Learn when grain direction affects rotation, layout flexibility, and the final look of a project.

How Grain Affects Both Appearance and Structural Strength

For most hobby projects, the first reason to care is visual consistency. A cabinet door or a side panel looks "right" when the grain runs vertically. If one door is vertical and the other is horizontal, the project will look accidental rather than intentional.

However, there is also a structural side, especially if you are working with solid wood panels like Finger-jointed boards or Edge-glued panels :

  • Think of wood grain like a bundle of straws: Wood is much stronger when it's supporting weight along the grain rather than across it.

  • Avoid "Short Grain": If you cut a long shelf so the grain runs the "short way" (across the width), the shelf is much more likely to sag or even snap under a heavy load.

You don’t need to turn every build into an engineering exercise. Just remember: grain direction is tied to both how the project looks and how it performs. When in doubt, let the grain run along the longest dimension of any weight-bearing part.

When Grain Direction Matters Less

You have much more freedom to optimize your layout when grain orientation is a secondary concern. This typically applies in three scenarios:

  • Internal or Hidden Parts: If a part will be completely concealed in the finished project—like internal cleats, corner blocks, or back-braces—leave the setting as Not important.

  • Uniform Core Materials: For engineered sheet goods like MDF, HDF, or Particle Board, there is no natural grain to follow. These materials are isotropic, meaning they have the same strength and appearance in every direction.

  • Yield-First Projects: When material cost is the primary concern and the visual "flow" of the wood is not a requirement.

In these cases, leaving grain direction as Not important gives Grainline’s algorithm the maximum freedom to rotate parts, ensuring you get the most out of every sheet with minimal waste.

Defining Grain in Grainline: The "Intent-First" Logic

Grainline uses a unique, intuitive approach to grain. Instead of forcing you to memorize which side of a plywood sheet is "Length," we focus on your design intent.

1. For Your Board: The "Longer vs. Shorter" Rule When adding a board (e.g., a sheet of Plywood), you don't need to worry about which dimension you typed into the "Length" box. You simply tell Grainline where the grain actually flows:

  • Longer edge: The grain follows the longest dimension of the sheet (standard for most 4x8 plywood).

  • Shorter edge: The grain runs across the width (common for some specialty veneers).

  • None (e.g., MDF): No grain constraints. All parts will rotate freely to save you material.

2. For Your Parts: The "Reference Edge" Rule For parts, Length is your Grain Reference. If you want the wood grain to run along a specific edge, define that edge as Length, then set Grain direction to Along length.

It doesn't matter if your Length is smaller than your Width. Grainline treats "Length" as your "Grain Line," not necessarily your "Longest Side."

3. How the Math Happens When you click Run optimization, Grainline performs a "Logical Handshake":

  1. It identifies the grain direction on your Board (whether it's on the 2440mm side or the 1220mm side).

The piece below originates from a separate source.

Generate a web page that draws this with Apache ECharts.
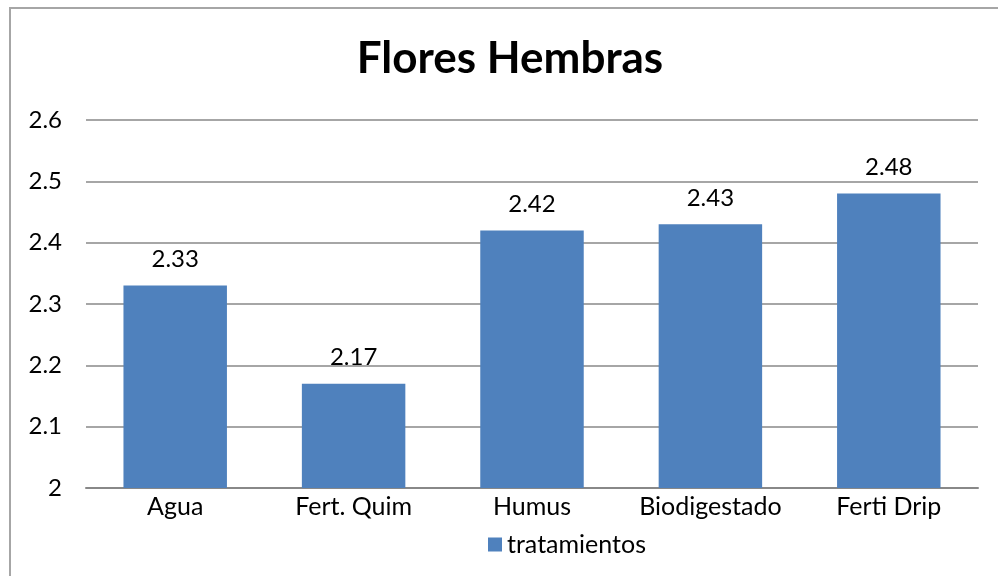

  2. It takes your Part intent (e.g., "Must be along Length").

  3. It locks the part in the orientation that satisfies that intent.

If you set a part to Not important, the "handshake" is ignored, and the algorithm rotates the part 90° whenever it can save you more material.

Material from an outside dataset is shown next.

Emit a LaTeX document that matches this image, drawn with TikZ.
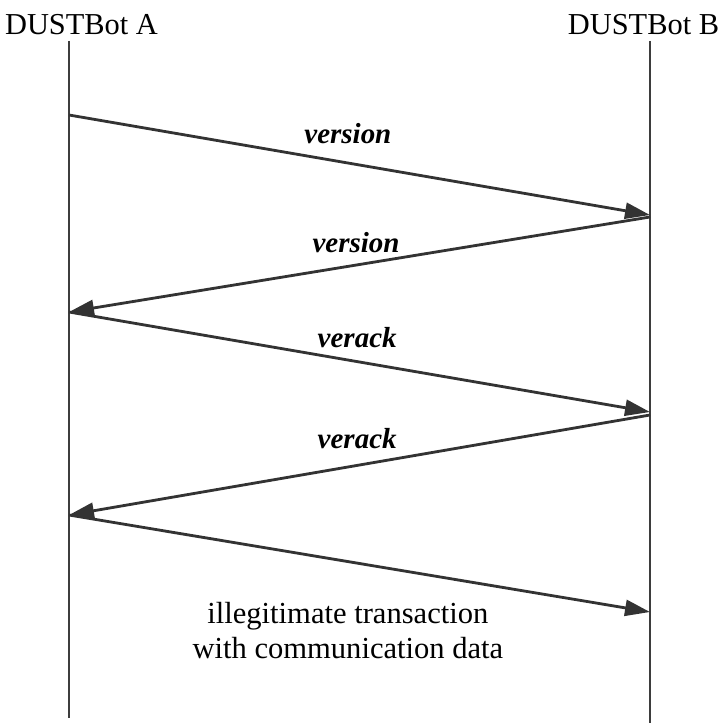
\documentclass[tikz,border=0pt]{standalone}
\usepackage{fontspec}
\setmainfont{Liberation Serif}
\usetikzlibrary{arrows.meta,positioning}
\definecolor{seqgray}{HTML}{333333}

\begin{document}
\begin{tikzpicture}[x=0.02cm, y=-0.02cm,
  bot/.style={font=\fontsize{17.3}{20}\selectfont, anchor=base, inner sep=0pt},
  life/.style={draw=seqgray!95, line width=1.3pt},
  msg/.style={draw=seqgray, line width=1.6pt, -{Triangle[length=0.5cm,width=0.32cm]}},
  tag/.style={font=\fontsize{16.5}{20}\selectfont\bfseries\itshape, anchor=base, inner sep=0pt},
  note/.style={font=\fontsize{17.4}{20}\selectfont, align=center, inner sep=0pt}
]
\useasboundingbox (0,0) rectangle (721,723);
% Participants
\node[bot] (botA) at (81.5,35) {DUSTBot A};
\node[bot] (botB) at (643.5,35) {DUSTBot B};

% Lifelines
\coordinate (atop) at (69,41);
\coordinate (abot) at (69,718);
\coordinate (btop) at (650,41);
\coordinate (bbot) at (650,723);
\draw[life] (atop) -- (abot);
\draw[life] (btop) -- (bbot);

% Message ends
\coordinate (a1) at (69,115);
\coordinate (b1) at (650,215);
\coordinate (b2) at (650,217);
\coordinate (a2) at (69,312);
\coordinate (b3) at (650,412);
\coordinate (b4) at (650,415);
\coordinate (a4) at (69,515);
\coordinate (b5) at (650,612);

% Messages
\draw[msg] (a1) -- node[tag, pos=0.48, yshift=0.4cm] {version} (b1);
\draw[msg] (b2) -- node[tag, pos=0.506, yshift=0.26cm] {version} (a2);
\draw[msg] (a2) -- node[tag, pos=0.496, yshift=0.29cm] {verack} (b3);
\draw[msg] (b4) -- node[tag, pos=0.504, yshift=0.34cm] {verack} (a4);
\draw[msg] (a4) -- node[note, pos=0.48, below=0.79cm] {illegitimate transaction\\with communication data} (b5);
\end{tikzpicture}
\end{document}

Why not just use 'Rotate'?

Instead of manual rotation, Grainline focuses on your design intent. Many woodworkers—especially those using track saws or circular saws—think in terms of wood grain, not geometry.

When you are at the workbench, you don't care about the degrees of rotation; you care if the grain on that drawer front flows beautifully with the rest of your cabinet. Grainline handles the underlying math, automatically orienting every part so that your intent matches the reality of the board. This allows you to stay focused on your project and your craft, while we ensure the layout is structurally sound and visually consistent.

A common mistake

One easy mistake is leaving grain direction unrestricted on visible parts just because the layout looks better that way.

That can produce a plan that is efficient on paper but wrong for the finished project.

The opposite mistake also happens: locking grain direction on every part, including hidden parts that do not need it. That removes useful rotation choices for no real benefit.